Being a black comedy, the film has a warped sense of humour with its satirical approach to the themes being explored in the film. Some of the comedic moments of the film are absolutely hilarious, guaranteed to have you laughing uncontrollably, but many of them fall flat as it is not always clear the intention behind the joke. The mocking of academia is scathing, as the film gives the professors the most absurd subject matters to study. Whether it be Adam Driver’s character who is the leading expert on Hitler, or Don Cheadle’s drive to be the leading expert on Elvis Presley, the screenplay never for a second hides DeLillo’s commentary on academia. At the same time, the film explores the fear of death through Driver and Greta Gerwig’s characters, both who are obsessed with the fear of dying, going to extreme lengths to prevent their passing despite neither of them having a reason to be fearful for their life. Even when there is a real threat to their lives, neither of them seem that phased, playing into the story’s view on the media and misinformation. It is a surprisingly relevant insight in today’s world given the amount of misinformation and the ease that it is spread, given that the original novel was published back in 1985.
But while the film has so many great themes and ideas to play with, it feels like there is too much going on throughout. The screenplay spends time jumping from idea to idea, causing the film to lack a central focus as we follow this family as Baumbach tries to evoke the Spielbergian feel of the 80s, and while the intent to evoke this feeling is there, that heart that Baumbach tries to evoke is absent. It will work for some viewers, but for more general audiences, they are bound to be bored by the film. I checked my watch at least three times during the movie to see how much time was left, and I honestly don’t remember the last time I did that during a movie. The two hour and fifteen minute run time is just too much for this film. Even the musical number that closes the film, with an original song by Danny Elfman that may just be the most bizarre thing he has ever done, failed to excite me, which for anyone who knows me is a sign of alarm as I am a sucker for musical numbers.

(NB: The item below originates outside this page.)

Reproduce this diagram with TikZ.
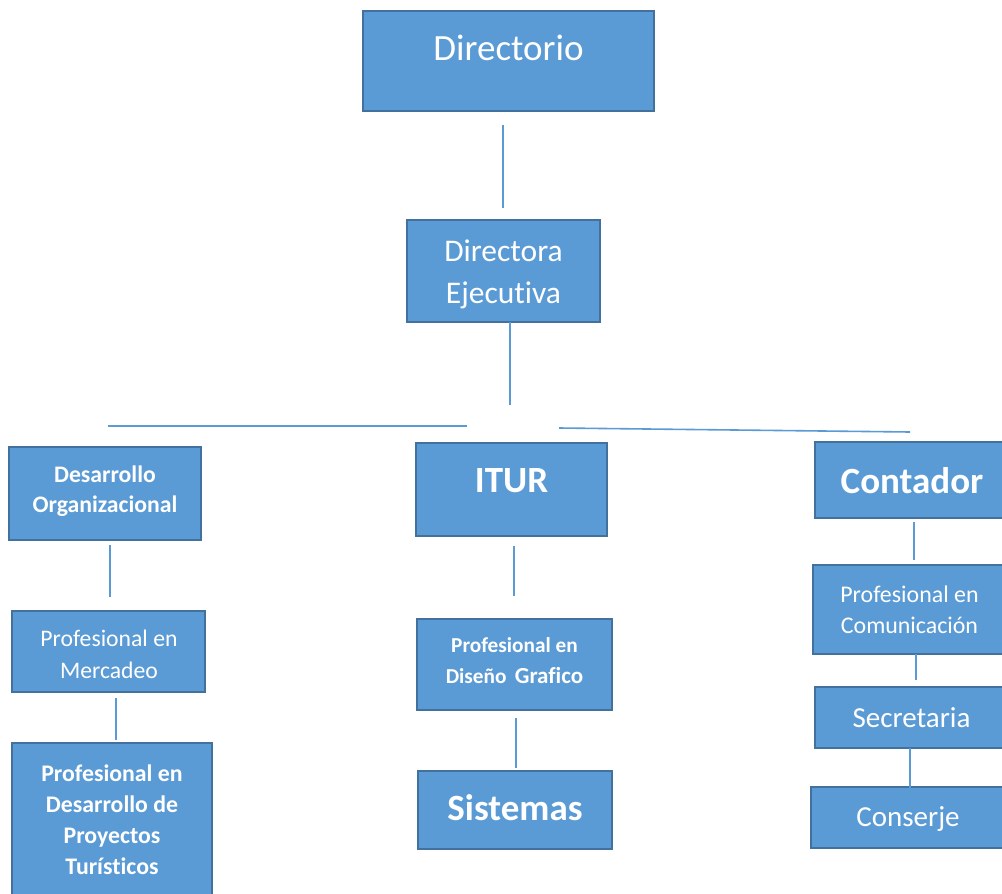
\documentclass[tikz,border=0pt]{standalone}
\usepackage{fontspec}
\setmainfont{Carlito}[Ligatures=NoCommon]
\definecolor{boxfill}{HTML}{5B9BD5}
\definecolor{boxedge}{HTML}{41719C}
\definecolor{linec}{HTML}{5B9BD5}
\tikzset{
  box/.style={draw=boxedge, fill=boxfill, line width=2pt, rectangle, inner sep=0pt},
  txt/.style={text=white, align=center, inner sep=0pt},
  conn/.style={draw=linec, line width=1.6pt},
}
\newcommand{\fs}[2]{\fontsize{#1}{#2}\selectfont}
\begin{document}
\begin{tikzpicture}[x=1pt,y=-1pt]
\useasboundingbox (0,0) rectangle (1002,894);
\fill[white] (0,0) rectangle (1002,894);
\begin{scope}
\clip (0,0) rectangle (1002,894);
% boxes
\node[box, minimum width=291pt, minimum height=100pt] (dir) at (508.5,61) {};
\node[txt, font=\fs{37}{44}] (dirt) at (508.5,48) {Directorio};

\node[box, minimum width=193pt, minimum height=102pt] (dej) at (503.5,271) {};
\node[txt, font=\fs{31.5}{42}] (dejt) at (503.5,274.5) {Directora\\Ejecutiva};

\node[box, minimum width=192pt, minimum height=93pt] (des) at (105,493.5) {};
\node[txt, font=\bfseries\fs{23.7}{30}] (dest) at (105,491.5) {Desarrollo\\Organizacional};

\node[box, minimum width=191pt, minimum height=93pt] (itur) at (511.5,489.5) {};
\node[txt, font=\bfseries\fs{37}{44}] (itut) at (511.5,480.5) {ITUR};

\node[box, minimum width=200pt, minimum height=76pt] (cont) at (915,480) {};
\node[txt, font=\bfseries\fs{37}{44}] (cont t) at (912,480.5) {Contador};

\node[box, minimum width=193pt, minimum height=81pt] (mer) at (108.5,651.5) {};
\node[txt, font=\fs{23.7}{32}] (mert) at (109,654) {Profesional en\\Mercadeo};

\node[box, minimum width=200pt, minimum height=160pt] (proy) at (112,823) {};
\node[txt, font=\bfseries\fs{23.8}{31}] (proyt) at (112,819.5) {Profesional en\\Desarrollo de\\Proyectos\\Turísticos};

\node[box, minimum width=195pt, minimum height=91pt] (dis) at (514.5,664.5) {};
\node[txt, font=\bfseries\fs{21.3}{31}] (dist) at (514.5,660.5) {Profesional en\\Diseño \,{\fs{23}{31}Grafico}};

\node[box, minimum width=194pt, minimum height=78pt] (sis) at (515,810) {};
\node[txt, font=\bfseries\fs{37}{44}] (sist) at (515,808) {Sistemas};

\node[box, minimum width=200pt, minimum height=89pt] (com) at (913,609.5) {};
\node[txt, font=\fs{23.9}{31}] (comt) at (909.5,609.5) {Profesional en\\Comunicación};

\node[box, minimum width=200pt, minimum height=61pt] (sec) at (915,717.5) {};
\node[txt, font=\fs{29}{34}] (sect) at (911.5,718) {Secretaria};

\node[box, minimum width=200pt, minimum height=61pt] (con) at (911,817.5) {};
\node[txt, font=\fs{29}{34}] (cont2) at (908,819) {Conserje};
\end{scope}

% connector end points
\coordinate (a1) at (503,125); \coordinate (a2) at (503,208);
\coordinate (b1) at (510,322); \coordinate (b2) at (510,405);
\coordinate (h1) at (108,426); \coordinate (h2) at (467,426);
\coordinate (h3) at (559,428); \coordinate (h4) at (910,432);
\coordinate (c1) at (110,545); \coordinate (c2) at (110,597);
\coordinate (d1) at (116,698); \coordinate (d2) at (116,740);
\coordinate (e1) at (514,546); \coordinate (e2) at (514,596);
\coordinate (f1) at (516,718); \coordinate (f2) at (516,768);
\coordinate (g1) at (914,522); \coordinate (g2) at (914,560);
\coordinate (k1) at (916,654); \coordinate (k2) at (916,680);
\coordinate (m1) at (910,748); \coordinate (m2) at (910,788);

\draw[conn] (a1) -- (a2);
\draw[conn] (b1) -- (b2);
\draw[conn] (h1) -- (h2);
\draw[conn] (h3) -- (h4);
\draw[conn] (c1) -- (c2);
\draw[conn] (d1) -- (d2);
\draw[conn] (e1) -- (e2);
\draw[conn] (f1) -- (f2);
\draw[conn] (g1) -- (g2);
\draw[conn] (k1) -- (k2);
\draw[conn] (m1) -- (m2);
\end{tikzpicture}
\end{document}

No blame for my dissatisfaction with the film can be put on the cast, especially Driver and Gerwig who are both terrific in their roles. Both of them portray extremely quirky characters, and the ease in which they capture the uniqueness of their characters and bring Baumbach’s screenplay to life is a testament to their talent as actors. Having both worked with Baumbach before, you can feel the trust between Driver, Gerwig and Baumbach which allows their performances to inhabit a life of their own, that is unfortunately not matched by the screenplay.
Sometimes a film just does not connect as it should, and even though some critics are enjoying this film, it is more likely than not that this film will miss the mark with audiences despite the talent involved in it. While it has some truly hilarious moments and plays around with some interesting ideas, White Noise succumbs to a screenplay that cannot tell a cohesive narrative to match the talent both in front of and behind the camera.